Ci siamo imbattuti, in questi giorni, in uno dei tanti allenatori che guidano le Prime squadre della nostra provincia, il quale – per comprensibili motivi – ha chiesto rigorosamente l’anonimato, ed abbiamo ritenuto valido riportare alcune sue considerazioni, le quali sicuramente potranno portare alla riflessione non solo i suoi colleghi, ma anche tutti gli addetti ai lavori (dirigenti di società, addetti alla Comunicazione). In buona sostanza, “mister x” – lo chiamiamo così il nostro interlocutore – metteva l’accento come i suoi colleghi con esperienza professionistica facciano fatica a farsi ascoltare, meglio, ad avere “vita lunga” nei nostri campionati: “I presidenti, o, al loro posto, i direttori sportivi, sono molto attratti dal richiamo della loro fama di ex giocatori professionisti, non facendo conto che il nostro mondo non è lo stesso, è fatto di tutt’altra pasta. Guidare un gruppo di atleti che alla sera arrivano al campo stanchi dopo una giornata di studio o di lavoro, non è impresa facile: bisogna calarsi nella mentalità di persone che non sono stipendiate nè riposate tutto il giorno per prestare la massima attenzione a chi li guida nel solo campo, quello calcistico. Se, poi, qualcuno è distratto, preso da altri problemi di casa, o di lavoro, nei dilettanti l’allenatore deve comprendere e sorvolare, senza farlo troppo pesare all’atleta, e rendere, nella fattispecie, la seduta atletica meno snervante possibile”.
La riflessione del fantomatico “mister x” si sposta poi sui giocatori, soprattutto quelli professionisti o che negli ultimi anni hanno ottenuto grossi risultati e che quindi hanno un peso specifico sul mercato, che, forti del loro grande bagaglio di esperienza, o anche loro scesi dalla sfavillante scala del professionismo, sono i veri protagonisti, i veri “wanted” di ogni calcio-mercato, ma, che, alla fine, non rendono quasi mai per il prezzo che una società ha dovuto sborsare per sperare di fare la differenza: “Se io presidente” precisa “mister x” “pago profumatamente una punta, in cambio mi aspetto che lui mi risolva tutti i problemi offensivi, anche se in verità in campo si va in 11 e più giocatori. Non solo, ma, all’atto dell’ingaggio, non riesci mai a scoprire se questi “pezzi pregiati” riescano a inserirsi a meraviglia nel gruppo, perché molti di loro restano sempre delle “prime donne”. Voglio dire che si fa sempre fatica, anche di primo acchito, o dopo una mezz’ora di conversazione, in sede di pre-acquisto, indovinare se quest’ex professionista o giocatore quotato è un uomo prima ancora che un atleta, o se punta – e questo accade nella maggior parte dei casi: inutile nasconderci dietro un dito! – a mettere in saccoccia gli ultimi lauti “rimborsi-spese”, paragonabili a veri e propri stipendi”.

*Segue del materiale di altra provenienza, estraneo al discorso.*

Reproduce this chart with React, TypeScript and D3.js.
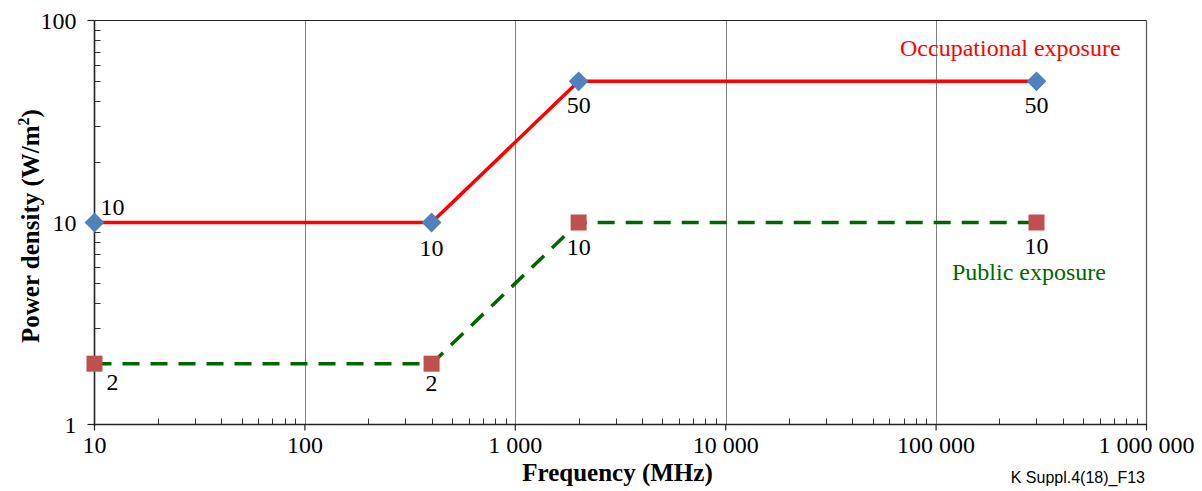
import React from "react";
import * as d3 from "d3";

const occupationalFreq = [10, 400, 2000, 300000];
const occupationalDensity = [10, 10, 50, 50];
const publicFreq = [10, 400, 2000, 300000];
const publicDensity = [2, 2, 10, 10];
const xTickValues = [10, 100, 1000, 10000, 100000, 1000000];
const xTickLabels = ["10", "100", "1 000", "10 000", "100 000", "1 000 000"];
const yTickValues = [1, 10, 100];
const yTickLabels = ["1", "10", "100"];

const W = 1202, H = 491;
const left = 94.5, right = 1146.5, top = 20.5, bottom = 424.5;
const SERIF = "'Liberation Serif', 'Times New Roman', serif";
const FS = 24;

export default function App() {
  const x = d3.scaleLog().domain([10, 1000000]).range([left, right]);
  const y = d3.scaleLog().domain([1, 100]).range([bottom, top]);
  const line = d3.line<[number, number]>().x(d => x(d[0])).y(d => y(d[1]));
  const occ: [number, number][] = occupationalFreq.map((f, i) => [f, occupationalDensity[i]]);
  const pub: [number, number][] = publicFreq.map((f, i) => [f, publicDensity[i]]);

  const xMinor: number[] = [];
  for (let d = 10; d < 1000000; d *= 10) for (let k = 2; k <= 9; k++) xMinor.push(d * k);
  const yMinor: number[] = [];
  for (let d = 1; d < 100; d *= 10) for (let k = 2; k <= 9; k++) yMinor.push(d * k);

  const occLabelPos: [number, number, string][] = [[6, -8, "start"], [0, 33, "middle"], [0, 32, "middle"], [0, 32, "middle"]];
  const pubLabelPos: [number, number, string][] = [[12, 26, "start"], [0, 27, "middle"], [0, 32, "middle"], [0, 31, "middle"]];

  return (
    <div style={{ position: "fixed", left: 0, top: 0 }}>
      <svg width={W} height={H} style={{ display: "block", background: "#fff" }}>
        {xTickValues.slice(1, -1).map(v => (
          <line key={"g" + v} x1={Math.round(x(v)) + 0.5} x2={Math.round(x(v)) + 0.5} y1={top} y2={bottom} stroke="#808080" strokeWidth={1} />
        ))}
        <line x1={right} x2={right} y1={top} y2={bottom} stroke="#555" strokeWidth={1.2} />
        <line x1={left} x2={right} y1={top} y2={top} stroke="#222" strokeWidth={1.2} />
        {xMinor.map(v => (
          <line key={"xm" + v} x1={Math.round(x(v)) + 0.5} x2={Math.round(x(v)) + 0.5} y1={bottom} y2={bottom - 6} stroke="#333" strokeWidth={1} />
        ))}
        {yMinor.map(v => (
          <line key={"ym" + v} x1={left} x2={left + 6} y1={Math.round(y(v)) + 0.5} y2={Math.round(y(v)) + 0.5} stroke="#333" strokeWidth={1} />
        ))}
        <line x1={left} x2={left} y1={top} y2={bottom + 1} stroke="#222" strokeWidth={1.6} />
        <line x1={left - 1} x2={right + 0.5} y1={bottom} y2={bottom} stroke="#222" strokeWidth={1.6} />
        {xTickValues.map(v => (
          <line key={"xt" + v} x1={x(v)} x2={x(v)} y1={bottom} y2={bottom + 6} stroke="#222" strokeWidth={1.2} />
        ))}
        {yTickValues.map(v => (
          <line key={"yt" + v} x1={left - 7} x2={left} y1={y(v)} y2={y(v)} stroke="#222" strokeWidth={1.2} />
        ))}
        {xTickValues.map((v, i) => (
          <text key={"xl" + v} x={x(v)} y={453} textAnchor="middle" fontFamily={SERIF} fontSize={FS} fill="#000">{xTickLabels[i]}</text>
        ))}
        {yTickValues.map((v, i) => (
          <text key={"yl" + v} x={left - 18} y={y(v) + 8} textAnchor="end" fontFamily={SERIF} fontSize={FS} fill="#000">{yTickLabels[i]}</text>
        ))}
        <text x={(left + right) / 2 - 3} y={481} textAnchor="middle" fontFamily={SERIF} fontWeight="bold" fontSize={25} fill="#000">Frequency (MHz)</text>
        <text transform={`translate(39,226) rotate(-90)`} textAnchor="middle" fontFamily={SERIF} fontWeight="bold" fontSize={25} fill="#000">
          Power density (W/m<tspan dy={-10} fontSize={16}>2</tspan><tspan dy={10}>)</tspan>
        </text>
        <path d={line(pub) || ""} fill="none" stroke="#006600" strokeWidth={3.5} strokeDasharray="17,11" />
        <path d={line(occ) || ""} fill="none" stroke="#ff0000" strokeWidth={3.5} />
        {occ.map((d, i) => (
          <rect key={"om" + i} x={x(d[0]) - 7} y={y(d[1]) - 7} width={14} height={14} transform={`rotate(45 ${x(d[0])} ${y(d[1])})`} fill="#4F81BD" />
        ))}
        {pub.map((d, i) => (
          <rect key={"pm" + i} x={x(d[0]) - 8} y={y(d[1]) - 8} width={16} height={16} fill="#C0504D" />
        ))}
        {occ.map((d, i) => (
          <text key={"ol" + i} x={x(d[0]) + occLabelPos[i][0]} y={y(d[1]) + occLabelPos[i][1]} textAnchor={occLabelPos[i][2] as any} fontFamily={SERIF} fontSize={FS} fill="#000">{d[1]}</text>
        ))}
        {pub.map((d, i) => (
          <text key={"pl" + i} x={x(d[0]) + pubLabelPos[i][0]} y={y(d[1]) + pubLabelPos[i][1]} textAnchor={pubLabelPos[i][2] as any} fontFamily={SERIF} fontSize={FS} fill="#000">{d[1]}</text>
        ))}
        <text x={900} y={56} textAnchor="start" fontFamily={SERIF} fontSize={FS} fill="#ff0000">Occupational exposure</text>
        <text x={952} y={280} textAnchor="start" fontFamily={SERIF} fontSize={FS} fill="#006600">Public exposure</text>
        <text x={1145} y={483} textAnchor="end" fontFamily="'Liberation Sans', Arial, sans-serif" fontSize={16} fill="#000">K Suppl.4(18)_F13</text>
      </svg>
    </div>
  );
}
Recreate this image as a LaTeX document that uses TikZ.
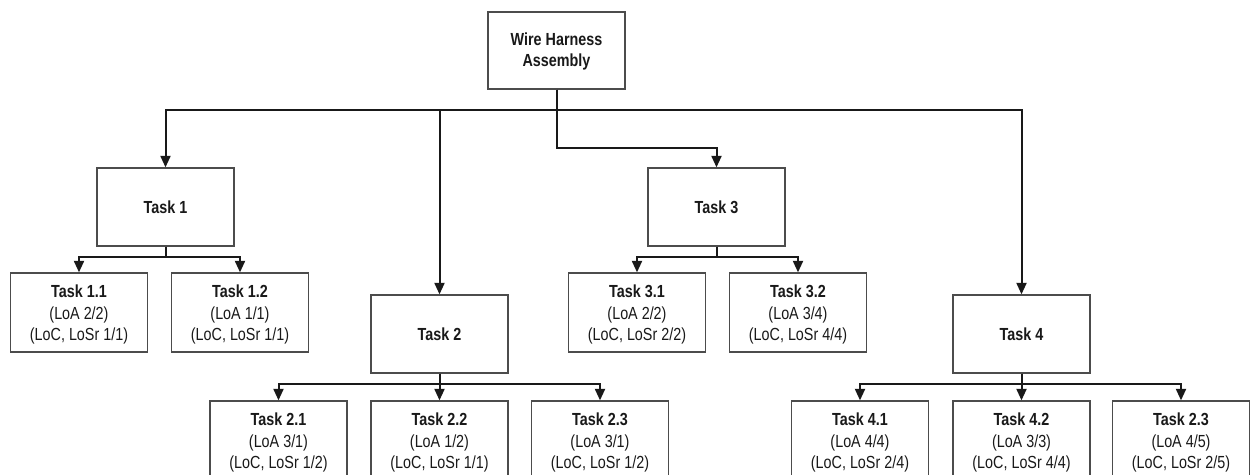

Ecco che è meglio essere allenatori dilettanti, magari avendo anche allenato qualche anno le giovanili, per restare in sintonia, in perfetta simbiosi con il mondo dilettantistico, dove i galli nel pollaio non possono beccarsi tra di loro proprio perché non esistono differenze di trattamento economico, che, nella maggior parte di questi casi, si dimostra assai rilevante, determinante, decisiva e divisiva. Io, ad esempio, con il sontuoso rimborso-spese di 3-4 giocatori, mi potrei permettere una buona schiera di dilettanti, ma, la differenza, nelle nostre categorie, e non solo forse in queste (anche più in alto) la fa proprio l’intesa, l’armonia del gruppo, il saper remare tutti verso un’unica direzione, chiedendo al mister e ai giocatori stessi accettare i propri limiti, per poi ripartire con il piede pigiato sul pedale dell’acceleratore verso traguardi insperati, non programmati, e forse per questo più esaltanti. Perché è riprovato statisticamente che la squadra, e il mister, che partono senza il revolver puntato alla tempia, quello del risultato a tutti i costi da raggiungere (sottostante all’imperativo: “Tanto ti pago, tanto pretendo in termini di risultati!” e che rappresenta una delle prime cause di esonero! ), generalmente – ovviamente non in tutti i casi perché il calcio non è una scienza matematica – alla fine, questi gruppi e da un mister formati dai giocatori dai nomi non altisonanti, liberi come sono da pressioni di sorta, possono sviluppare un calcio più sereno e più redditizio”.